The mentor board would provide the following:
- An active sounding board who will hear my ideas and vision for ministry. I need people who will pray as they offer advice and direction. I plan to use email as the form of communication to honor your time and avoid excessive meetings.
- Wise counsel. You will be given permission to speak into my life and I will make myself ready to answer tough questions. I have also told my children that as you speak into their lives asking tough questions, they will have the same privilege with you – they will be free to ask you any question they have (of course within reason).
- Mentors for my children. I do not want to be like Sarah calling in Hagar to stand in the gap. However, I do feel that I need adults who will partner with me for a season ~ to allow God to be a daddy with skin on through you.
Mentoring my sons: The main mentoring purpose for my boys is to give me support as I begin dealing with intimate issues and conversations. You will come along beside us as a dad in areas I cannot gloss over or take lightly. I want to deal with topics my children need to be educated on and addressed with boldness, without apology, but with great wisdom. I believe in “innocent in evil and wise in what is good” – I have used that as I carry on conversations dealing with sex – I don’t want to give them a heavier suitcase than they can carry; however, I do want to be with them when they first begin to hear about and understand the gift that God will give them in marriage.
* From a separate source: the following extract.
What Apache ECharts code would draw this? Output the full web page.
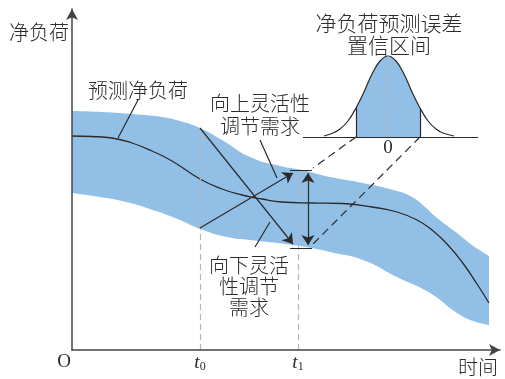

Mentoring my daughters: The main mentoring purpose for my girls is to give them role models – men who model Jesus as well as giving them a trusted group to ask questions on sensitive subjects.
I am aware that this group will need to be handled with utmost integrity which explains my reason for asking couples vs. individuals to be on the mentor board. The enemy seeks to kill, steal and destroy – I do not want to be unaware of his schemes. God brings life abundant . . . I believe this team can help me bring life abundant in this season for our family.
I am asking you to pray about making a commitment to be a part of this team for twelve-eighteen months. The introduction meeting will be on Tuesday, January 29th, 2002 from 7–9 p.m. at my house. My children will be there for the first part of the meeting to be with you and hear our guest speaker. I have asked Lori Salierno (author of “When Roosters Crow”) to share her accountability concept. After the brief message, the children will go to bed and I will share my heart and answer your questions.
Thank you for praying and considering this invitation.
I smile when I reread the above letter. I asked my mentors for an 18-month commitment, yet little did they know I would hold onto them for the next eighteen years! To this day, I could pick up the phone and call any one of these men and women and they would be there for me! This was one of the most valuable gifts God instructed me to include in our lives.